Hello everyone! I'm Tina and this is Women Weekly, where I post about one wonderful woman in the STEM field every Friday. Today it's going to be about an outstanding physicist and educator – Helen Quinn.
Helen Quinn was born in 1943 in Melbourne, Australia into a family with three brothers. She attended an all-girls elementary school that used progressive ways to teach science. There, she discovered her love for mathematics and physics. After she had graduated from Tintern Grammar, she went on to study meteorology at the University of Melbourne. Two years later, she moved to The United States, transferred to Stanford University, and changed her major to physics, which was at the time a very unusual field for a woman.
In 1967, Helen received her Ph.D. and went to Hamburg to do postdoctoral work at the German Synchrotron Laboratory. She spent seven years at Harvard University and then returned to Stanford University to work as a professor in the SLAC Theory Group at the Stanford Linear Accelerator Centre.
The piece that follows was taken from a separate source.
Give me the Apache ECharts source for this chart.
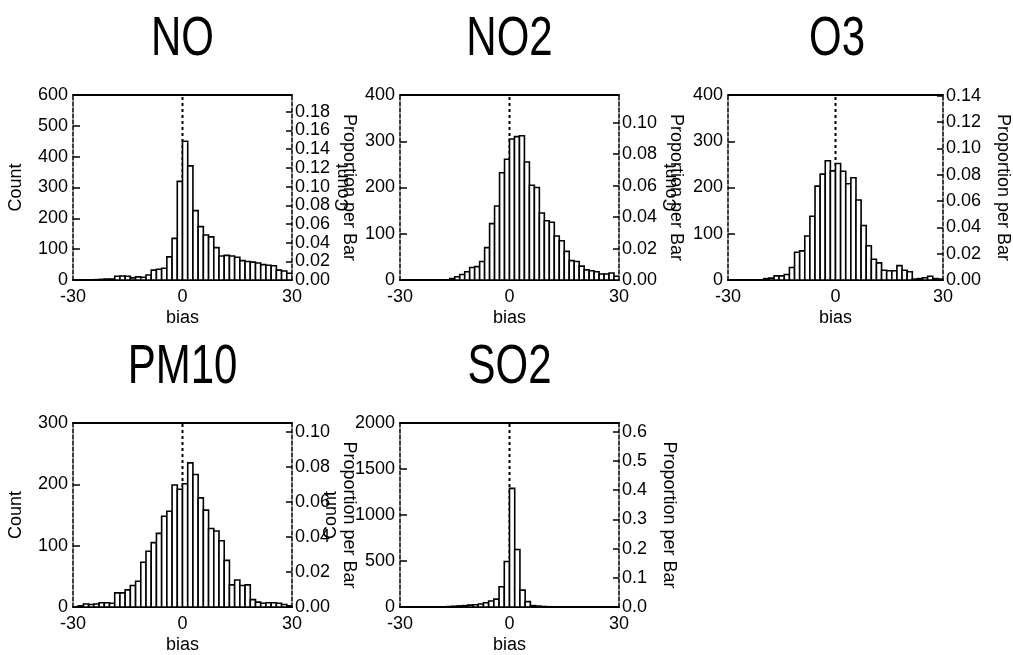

She was elected to the National Academy of Sciences, and later she became a full professor at Stanford.
Throughout her career, Helen made several major contributions to the world of physics. Collaborating with Howard Georgi and Steven Weinberg, Quinn studied the three quantum forces: electromagnetic – binding electrons to atoms, strong – affecting particles inside the nucleus of an atom, and weak – responsible for radioactive decay. Through their research, they discovered that these three forces, which behave very differently in the world around us, act very similarly in extremely high-energy processes. This could mean that the three fundamental forces are actually just three aspects of a single force, bringing us one step closer to the Theory of Everything.
Her work with Roberto Peccei resulted in the Peccei-Quinn theory, which explains why the strong force can but the weak force can't maintain the symmetry between matter and antimatter (CP-symmetry). Along with getting closer to the Theory of Everything, their theory also produced a prediction of the existence of axions. These fundamental particles are now the leading candidates for dark matter, another great mystery in physics.
Helen also explained how the physics of quarks can be used to predict some aspects of hadrons – the quark-hadron duality.
In 2004, Helen was the president of the American Physical Society, the fourth woman in its history to hold the position.
Besides physics, Helen was also passionate about education issues and bettering the ways that children were taught science in schools. In 2010, she retired from physics to focus on improving the school system. She was the co-founder and the first president of the Contemporary Physics Education Project and as a member of the National Academy of Sciences, she joined the Board of Science Education of the National Research Council. She worked on the Next Generation Science Standards and after its release she supported its development, adoption, and implementation.
Helen Quinn is an outstanding physicist who discovered important puzzle pieces to the Theory of Everything. Even though her love for physics was strong, she saw problems in the ways that children were taught science and decided to step in herself. Even after retirement, she continues to look for better ways of introducing the STEM fields to children, making sure the next generations will strive for even greater discoveries than the ones before.